Maximize resilience → spread (LeastAllocated, topology-spread constraints). Accept more, less-utilized nodes.
Multi-tenant shared cluster → DRF for fairness, plus priorities/preemption for mixed criticality.
Can you migrate? → yes, but gate it behind ski-rental hysteresis; bias toward stable placement, use deadbands to avoid thrashing.

Choosing an objective:

Throughput batch → makespan / bin-pack.
Interactive serving → flow time / tail latency; SRPT-flavored with a starvation floor; and run with headroom so simple policies are near-optimal.
Want predictions in the loop → learning-augmented (Autopilot-style right-sizing) behind a hard-bounded fallback; watch for feedback loops.

Always: measure imbalance (max_load / mean_load) against the offline-optimal from telemetry. If it's near 1.1×, stop tuning.

Research Pointers¶

Graham (1966, 1969) — list scheduling and LPT; the (2 − 1/m) and (4/3 − 1/(3m)) bounds.
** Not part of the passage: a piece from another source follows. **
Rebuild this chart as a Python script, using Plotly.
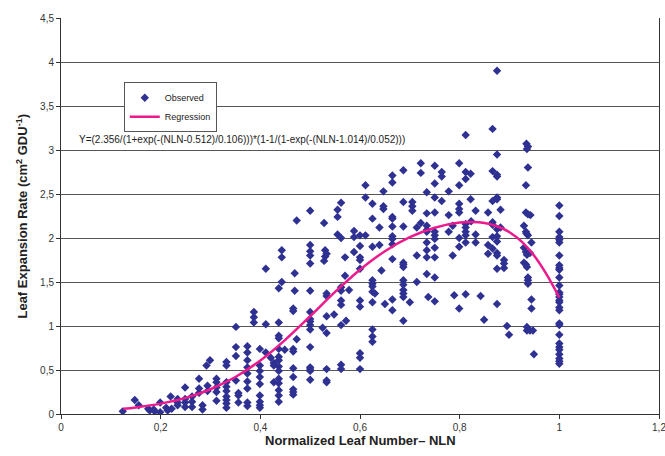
import plotly.graph_objects as go

# ---- Observed points (NLN, leaf expansion rate) ----
obs_nln = [
    0.124, 0.148, 0.156, 0.175, 0.178, 0.186, 0.188, 0.199, 0.199, 0.211,
    0.214, 0.220, 0.222, 0.234, 0.234, 0.234, 0.249, 0.249, 0.249, 0.249,
    0.263, 0.263, 0.263, 0.277, 0.277, 0.277, 0.284, 0.284, 0.292, 0.299,
    0.294, 0.294,
    0.312, 0.312, 0.312, 0.312, 0.312,
    0.332, 0.332, 0.332, 0.332, 0.332, 0.332, 0.332, 0.332, 0.332,
    0.351, 0.351, 0.351, 0.351,
    0.356, 0.356, 0.356,
    0.374, 0.374, 0.374, 0.374, 0.374, 0.374, 0.374, 0.374, 0.374,
    0.387, 0.387, 0.387,
    0.399, 0.399, 0.399, 0.399, 0.399, 0.399, 0.399, 0.399, 0.399,
    0.411, 0.411, 0.411,
    0.421,
    0.427, 0.427, 0.427,
    0.437, 0.437, 0.437, 0.437, 0.437, 0.437, 0.437, 0.437, 0.437, 0.437,
    0.437, 0.437, 0.437, 0.437,
    0.443, 0.443, 0.443,
    0.449,
    0.466, 0.466, 0.466, 0.466, 0.466, 0.466, 0.466, 0.466, 0.466,
    0.469, 0.469,
    0.473, 0.473,
    0.500, 0.500, 0.500, 0.500, 0.500, 0.500, 0.500, 0.500, 0.500, 0.500,
    0.500, 0.500, 0.500, 0.500, 0.500, 0.500,
    0.528, 0.528,
    0.530, 0.530,
    0.533, 0.533, 0.533, 0.533, 0.533, 0.533, 0.533, 0.533,
    0.525,
    0.548,
    0.555, 0.555, 0.555,
    0.562, 0.562, 0.562, 0.562, 0.562, 0.562, 0.562, 0.562, 0.562,
    0.570, 0.570,
    0.572,
    0.578,
    0.588, 0.588, 0.588,
    0.600, 0.600, 0.600, 0.600, 0.600, 0.600, 0.600, 0.600, 0.600, 0.600,
    0.611, 0.611, 0.611,
    0.625, 0.625, 0.625, 0.625, 0.625, 0.625, 0.625, 0.625, 0.625, 0.625,
    0.625,
    0.630,
    0.639, 0.639,
    0.647, 0.647, 0.647,
    0.643,
    0.650,
    0.665, 0.665, 0.665, 0.665, 0.665, 0.665, 0.665, 0.665, 0.665, 0.665,
    0.665,
    0.687, 0.687, 0.687, 0.687, 0.687, 0.687, 0.687, 0.687, 0.687, 0.687,
    0.687, 0.687,
    0.700,
    0.705, 0.705, 0.705,
    0.714, 0.714, 0.714,
    0.722, 0.722, 0.722,
    0.734, 0.734, 0.734, 0.734, 0.734, 0.734, 0.734, 0.734, 0.734,
    0.737,
    0.750, 0.750, 0.750, 0.750, 0.750, 0.750, 0.750, 0.750, 0.750, 0.750,
    0.750,
    0.764, 0.764, 0.764,
    0.778, 0.778, 0.778,
    0.786, 0.786,
    0.789,
    0.799, 0.799, 0.799, 0.799, 0.799, 0.799, 0.799, 0.799,
    0.812, 0.812, 0.812, 0.812, 0.812, 0.812, 0.812, 0.812, 0.812,
    0.822, 0.822,
    0.823,
    0.832, 0.832, 0.832,
    0.842,
    0.849,
    0.857, 0.857, 0.857,
    0.866, 0.866, 0.866, 0.866, 0.866, 0.866, 0.866,
    0.875, 0.875, 0.875, 0.875, 0.875, 0.875, 0.875, 0.875, 0.875, 0.875,
    0.875, 0.875, 0.875,
    0.882, 0.882,
    0.889, 0.889, 0.889,
    0.895,
    0.899,
    0.929, 0.929, 0.929,
    0.933, 0.933, 0.933, 0.933, 0.933,
    0.934, 0.934,
    0.935, 0.935, 0.935, 0.935, 0.935,
    0.937, 0.937, 0.937, 0.937, 0.937, 0.937, 0.937,
    0.941, 0.941,
    0.942,
    0.944, 0.944, 0.944,
    0.947,
    0.949,
    1.0, 1.0, 1.0, 1.0, 1.0, 1.0, 1.0, 1.0, 1.0, 1.0,
    1.0, 1.0, 1.0, 1.0, 1.0, 1.0, 1.0, 1.0, 1.0, 1.0,
    1.0, 1.0, 1.0, 1.0, 1.0, 1.0, 1.0, 1.0, 1.0,
]

obs_rate = [
    0.03, 0.16, 0.10, 0.06, 0.04, 0.05, 0.03, 0.13, 0.02, 0.07,
    0.04, 0.20, 0.06, 0.17, 0.13, 0.10, 0.30, 0.17, 0.13, 0.08,
    0.20, 0.14, 0.08, 0.40, 0.29, 0.24, 0.10, 0.05, 0.55, 0.61,
    0.32, 0.26,
    0.40, 0.36, 0.30, 0.25, 0.15,
    0.59, 0.55, 0.36, 0.31, 0.26, 0.20, 0.16, 0.12, 0.07,
    0.99, 0.76, 0.66, 0.38,
    0.24, 0.21, 0.13,
    0.77, 0.70, 0.61, 0.53, 0.46, 0.37, 0.29, 0.13, 0.09,
    1.16, 1.10, 1.04,
    0.74, 0.55, 0.49, 0.42, 0.34, 0.21, 0.14, 0.10, 0.07,
    1.65, 1.02, 0.70,
    0.64,
    0.58, 0.55, 0.36,
    1.43, 1.04, 0.89, 0.86, 0.74, 0.65, 0.61, 0.54, 0.49, 0.40,
    0.35, 0.27, 0.21, 0.14,
    1.86, 1.78, 1.50,
    0.73,
    1.20, 1.17, 0.74, 0.71, 0.52, 0.42, 0.28, 0.25, 0.22,
    1.60, 1.40,
    2.20, 0.85,
    2.31, 1.92, 1.85, 1.80, 1.71, 1.40, 1.16, 1.08, 1.05, 1.01,
    0.96, 0.76, 0.53, 0.51, 0.49, 0.39,
    2.17, 1.74,
    1.86, 1.79,
    1.82, 1.37, 1.34, 1.11, 0.92, 0.51, 0.38, 0.36,
    0.98,
    1.13,
    2.32, 2.24, 2.04,
    2.40, 2.00, 1.44, 1.40, 1.29, 1.24, 1.01, 0.56, 0.51,
    1.78, 1.57,
    1.06,
    1.41,
    2.08, 2.01, 1.84,
    2.03, 1.91, 1.78, 1.75, 1.65, 1.29, 1.22, 0.69, 0.64, 0.51,
    2.60, 2.46, 2.03,
    2.39, 2.22, 1.90, 1.52, 1.48, 1.45, 1.39, 1.27, 0.96, 0.88,
    0.82,
    1.37,
    2.12, 1.92,
    2.53, 2.36, 2.33,
    1.63,
    1.25,
    2.71, 2.63, 2.24, 2.22, 2.13, 2.02, 1.99, 1.93, 1.76, 1.30,
    1.18,
    2.77, 2.41, 2.13, 1.72, 1.70, 1.67, 1.52, 1.47, 1.41, 1.37,
    1.33, 1.06,
    1.27,
    2.41, 2.36, 2.31,
    2.12, 1.80, 1.50,
    2.85, 2.74, 2.17,
    2.52, 2.28, 2.14, 2.09, 2.07, 1.95, 1.86, 1.78, 1.59,
    1.33,
    2.82, 2.62, 2.46, 2.29, 2.07, 2.03, 1.99, 1.89, 1.78, 1.55,
    1.28,
    2.75, 2.70, 2.42,
    2.53, 2.26, 2.07,
    2.14, 1.80,
    1.35,
    2.85, 2.60, 2.39, 2.33, 2.29, 2.00, 1.90, 1.20,
    3.17, 2.75, 2.67, 2.16, 2.12, 2.07, 2.03, 1.95, 1.36,
    2.73, 2.44,
    2.19,
    2.31, 2.04, 1.95,
    1.34,
    1.07,
    2.29, 1.92, 1.82,
    3.24, 2.76, 2.42, 2.18, 2.15, 2.01, 1.88,
    3.90, 2.95, 2.72, 2.70, 2.46, 2.44, 2.10, 2.02, 1.96, 1.83,
    1.80, 1.65, 1.25,
    2.32, 2.12,
    1.75, 1.71, 1.66,
    1.00,
    0.90,
    2.14, 1.89, 1.72,
    2.60, 2.29, 2.07, 1.84, 1.70,
    3.07, 2.05,
    3.01, 1.81, 1.67, 0.99, 0.95,
    3.04, 2.80, 2.27, 2.03, 1.55, 1.52, 1.48,
    1.83, 0.95,
    2.26,
    1.95, 1.30, 1.20,
    0.95,
    0.68,
    2.37, 2.25, 2.07, 2.01, 1.98, 1.95, 1.80, 1.69, 1.66, 1.64,
    1.55, 1.46, 1.38, 1.36, 1.33, 1.29, 1.27, 1.21, 1.18, 1.03,
    1.01, 0.90, 0.80, 0.76, 0.73, 0.68, 0.63, 0.60, 0.57,
]

# ---- Regression curve ----
reg_nln = [0.125, 0.15, 0.2, 0.25, 0.3, 0.35, 0.4, 0.45, 0.5, 0.55, 0.6,
           0.65, 0.7, 0.75, 0.8, 0.825, 0.85, 0.875, 0.9, 0.925, 0.95,
           0.975, 1.0]
reg_rate = [0.06, 0.075, 0.118, 0.183, 0.281, 0.420, 0.608, 0.843, 1.111,
            1.387, 1.640, 1.850, 2.009, 2.117, 2.175, 2.181, 2.170, 2.134,
            2.066, 1.956, 1.795, 1.580, 1.322]

# ---- Ticks ----
x_tick_vals = [0, 0.2, 0.4, 0.6, 0.8, 1.0, 1.2]
x_tick_text = ["0", "0,2", "0,4", "0,6", "0,8", "1", "1,2"]
y_tick_vals = [0, 0.5, 1, 1.5, 2, 2.5, 3, 3.5, 4, 4.5]
y_tick_text = ["0", "0,5", "1", "1,5", "2", "2,5", "3", "3,5", "4", "4,5"]

equation = "Y=(2.356/(1+exp(-(NLN-0.512)/0.106)))*(1-1/(1-exp(-(NLN-1.014)/0.052)))"

FONT = "Liberation Sans, Arial, sans-serif"

fig = go.Figure()
fig.add_trace(go.Scatter(
    x=obs_nln, y=obs_rate, mode="markers", name="Observed",
    marker=dict(symbol="diamond", size=6.5, color="#2E3192", line=dict(width=0)),
))
fig.add_trace(go.Scatter(
    x=reg_nln, y=reg_rate, mode="lines", name="Regression",
    line=dict(color="#EC1A8C", width=2.5, shape="spline"),
))

fig.update_layout(
    width=665, height=456,
    margin=dict(l=61, r=6, t=18, b=42, autoexpand=False),
    paper_bgcolor="white", plot_bgcolor="white",
    font=dict(family=FONT, size=10, color="#333333"),
    showlegend=True,
    legend=dict(
        x=0.105, y=0.838, xanchor="left", yanchor="top",
        bgcolor="white", bordercolor="#555555", borderwidth=1,
        font=dict(family=FONT, size=9, color="#222222"),
        tracegroupgap=0, itemwidth=30,
    ),
    xaxis=dict(
        range=[0, 1.2], tickmode="array", tickvals=x_tick_vals, ticktext=x_tick_text,
        showgrid=False, zeroline=False, showline=True, linecolor="#333333", linewidth=1,
        ticks="outside", ticklen=4, tickcolor="#333333", ticklabeloverflow="allow",
        automargin=False,
        tickfont=dict(family=FONT, size=10, color="#333333"),
    ),
    yaxis=dict(
        range=[0, 4.5], tickmode="array", tickvals=y_tick_vals, ticktext=y_tick_text,
        showgrid=True, gridcolor="#555555", gridwidth=1, zeroline=False,
        showline=True, linecolor="#333333", linewidth=1, mirror=True,
        ticks="outside", ticklen=4, tickcolor="#333333", automargin=False,
        tickfont=dict(family=FONT, size=10, color="#333333"),
    ),
    annotations=[
        dict(text=equation, xref="paper", yref="paper", x=0.0268, y=0.694,
             xanchor="left", yanchor="middle", showarrow=False,
             font=dict(family=FONT, size=10, color="#222222")),
        dict(text="<b>Normalized Leaf Number– NLN</b>", xref="paper", yref="paper",
             x=0.5, y=-0.066, xanchor="center", yanchor="middle", showarrow=False,
             font=dict(family=FONT, size=13, color="#222222")),
        dict(text="<b>Leaf Expansion Rate (cm<sup>2</sup> GDU<sup>-1</sup>)</b>",
             xref="paper", yref="paper", x=-0.066, y=0.5, textangle=-90,
             xanchor="center", yanchor="middle", showarrow=False,
             font=dict(family=FONT, size=13, color="#222222")),
    ],
)

fig.write_html("out.html")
The root of everything here.
Azar, Broder, Karlin, Upfal (1994/1999), "Balanced Allocations" — the power of two choices; the log log n / log d maximum-load bound.
Mitzenmacher, "The Power of Two Choices in Randomized Load Balancing" (PhD thesis 1996; survey) — the supermarket model, JSQ(d), and the double-exponential tail decay.
Mirrokni, Thorup, Zadimoghaddam (2016/2018), "Consistent Hashing with Bounded Loads" — the (1 + ε)-capacity ring with small movement under churn.
Kalyanasundaram, Pruhs (1995/2000), "Speed Is as Powerful as Clairvoyance" — resource/speed augmentation; the headroom-buys-simplicity result.
Ghodsi, Zaharia, Hindman, Konwinski, Shenker, Stoica (NSDI 2011), "Dominant Resource Fairness" — DRF for multi-resource fair sharing.
Verma et al. (EuroSys 2015), "Large-scale cluster management at Google with Borg"; Schwarzkopf et al. (EuroSys 2013), "Omega" — production cell scheduling and shared-state optimistic concurrency.
Rzadca et al. (EuroSys 2020), "Autopilot: workload autoscaling at Google" — learning-augmented right-sizing in production.
Coffman, Garey, Johnson — the classic bin-packing approximation survey (FFD's 11/9 bound, vector packing hardness).

Key Takeaways¶

A load balancer is online scheduling. Least-connections is Graham's greedy and carries its (2 − 1/m) guarantee; round-robin is the oblivious, load-blind version.
The power of two choices is the highest-leverage idea here. Sampling d = 2 backends and picking the lighter collapses the maximum load from Θ(log n / log log n) (one random choice) to Θ(log log n) — an exponential improvement for one extra probe. d = 2 is the sweet spot; beyond it, only constant-factor gains. It needs no global state, tolerates staleness, and is the right default for distributed front ends.
Consistent hashing with bounded loads buys a hard (1 + ε)·average cap per backend while keeping affinity and low movement under churn — the answer when you need both stickiness and no hot nodes.
Cluster scheduling is vector bin packing under constraints; production runs FFD-style filter-then-score heuristics (kube-scheduler, Borg, YARN, Mesos, Nomad), trading packing for cost against spreading for resilience — a business decision, not a theorem.
Real systems can reassign, unlike the pure-online model — but migration is costly, so when to rebalance is a ski-rental hysteresis decision. Bias toward stable placement; use deadbands to avoid thrashing.
The objective is usually tail latency, not makespan. SRPT-style policies help but starve long jobs; the deep practical lesson is speed augmentation — run with headroom (60–70%, not 99%) and simple policies become near-optimal. DRF handles multi-resource fairness.
Learning-augmented scheduling ships today (Autopilot right-sizing, speculative execution) but always behind a hard-bounded fallback; beware mispredictions and feedback loops.
The (2 − 1/m) worst case rarely bites under real (non-adversarial) load with a little headroom. Measure max_load / mean_load against the offline optimum from telemetry; power-of-two-choices is the cheap, robust default.